3/04/2005

The Times on yesterday's aid reform:
Yale's change comes after its students demanded financial relief, and is arguably more generous than many of the financial aid overhauls at other schools, public and private universities alike. The University of North Carolina, for instance, no longer requires students from families of four earning about $37,000 or less to take out any loans to cover school expenses. Rice did the same but set the income bar at $30,000. "We wanted to signal that we're serious about access," said Richard C. Levin, Yale's president. He also said Yale would reduce what it expects parents earning between $45,000 and $60,000 to pay. Only about 15 percent of Yale students' families earn little enough to benefit from the changes, but that is precisely the point, Mr. Levin said yesterday. The hope is that once low-income students know that going to Yale will not financially burden their families, more will apply. Longer-range hopes are for a more diverse Ivy League and a more equitable society...Taken together, the changes in financial aid and foreign study should cost Yale an extra $3 million in the first year, Mr. Levin said, and probably significantly more in the future if more low-income students enroll and more undergraduates travel abroad. Mr.
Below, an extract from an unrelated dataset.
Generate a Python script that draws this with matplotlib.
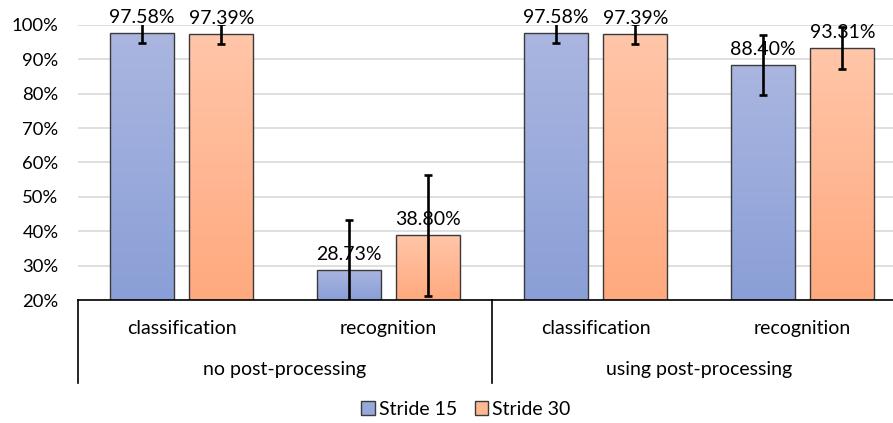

Levin said the university's endowment - which, at about $12.7 billion, is the nation's second-largest - is probably the biggest single factor in making the changes possible. While welcoming aspects of the new financial aid plan, some students contended that it did not go far enough, since it still requires low-income students to supply as much as $6,350 a year toward their educations through some combination of loans, work-study or summer jobs. The University of Virginia, by contrast, has not only stopped requiring loans for low-income students, but has also gotten rid of work-study, essentially giving them what the university calls "a full ride." "After months of student pressure, it's very heartening to finally see movement," said Joshua R. Eidelson, 20, a Yale junior who joined a sit-in protest at the university's admissions office last week seeking more financial aid. "But we're going to be working to make sure that movement continues."